SINGH, Nagendra1, GLENN, Nancy2, MCMAHAN, Ben1 and WINDHOLZ, Thomas3, (1)Geosciences, Idaho State Univ, Campus Box 8072, Pocatello, ID 83209, (2)Geosciences, Idaho State Univ, 12301 W. Explorer Drive, Suite 102, Boise, ID 83713, (3)GIS Center, Idaho State Univ, Campus Box 8130, Pocatello, ID 83209,

Hyperspectral data has become increasingly popular with remote sensing scientists due to the vast spectral information it contains in comparison to multispectral data. The disadvantages of hyperspectral data include the difficulty in processing and the large expense of the imagery. Temporal stacking of multispectral data (e.g. Landsat) can provide an inexpensive alternative to hyperspectral data when used as a monitoring tool for features with seasonal variation (e.g. vegetation, snow cover, soil moisture). Relative to a number of remote sensing algorithms, temporal stacking can, in a rough mathematical sense, effectively increase the ‘spectral’ resolution of the system. This study combines three Landsat scenes to produce a temporal data stack which is then processed similar to a hyperspectral data cube. Cheatgrass (Bromus tectorum) occurrences are distinguished based on their temporal differences in the stack.

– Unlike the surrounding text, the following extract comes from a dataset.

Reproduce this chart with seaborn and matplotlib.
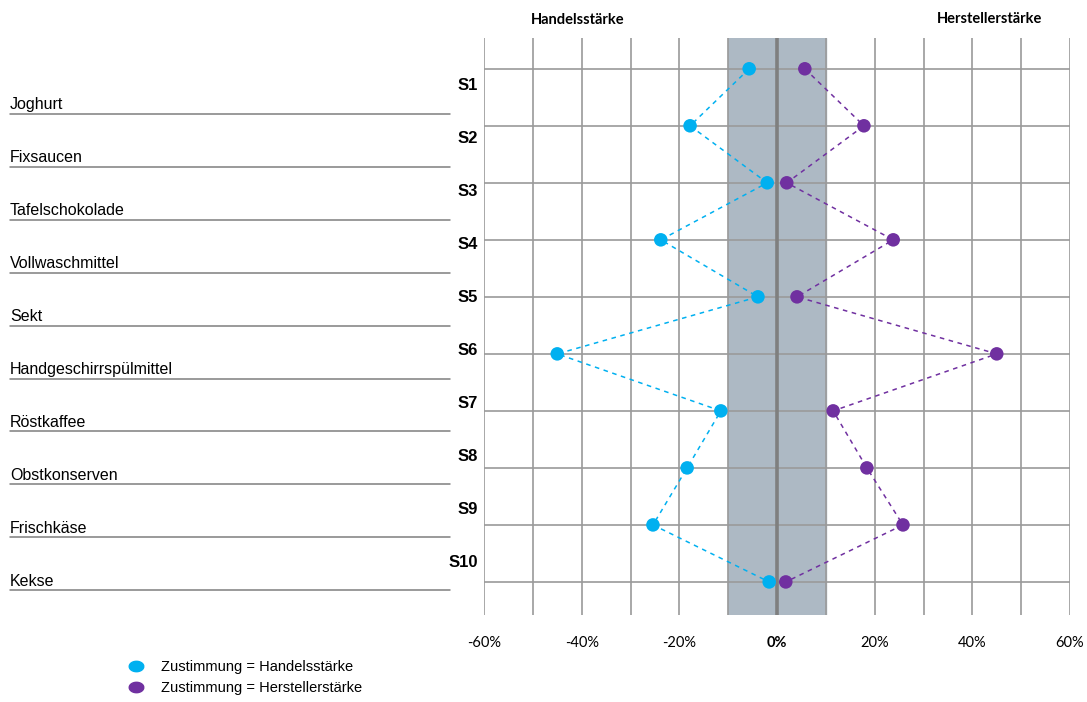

Judicious selection of a good hyperspectral analysis technique (e.g. linear spectral unmixing or matched filtering) helps delineate features of interest which are not possible by conventional multispectral classification techniques. Information about the landscape and geomorphology (e.g. topography and soils) of the study area are used to further refine the classifications. Recent research indicates that soil type (soil texture and chemistry), elevation, and aspect all influence cheatgrass occurrence. These ancillary data sets are processed in combination with the temporal data stack. The techniques outlined in this study are applicable to studies in environmental geology, hydrology, and geomorphology. For example, this technique can be applied to monitor hazardous waste and pit sites, and to monitor changes in snow cover extent and relative soil moisture.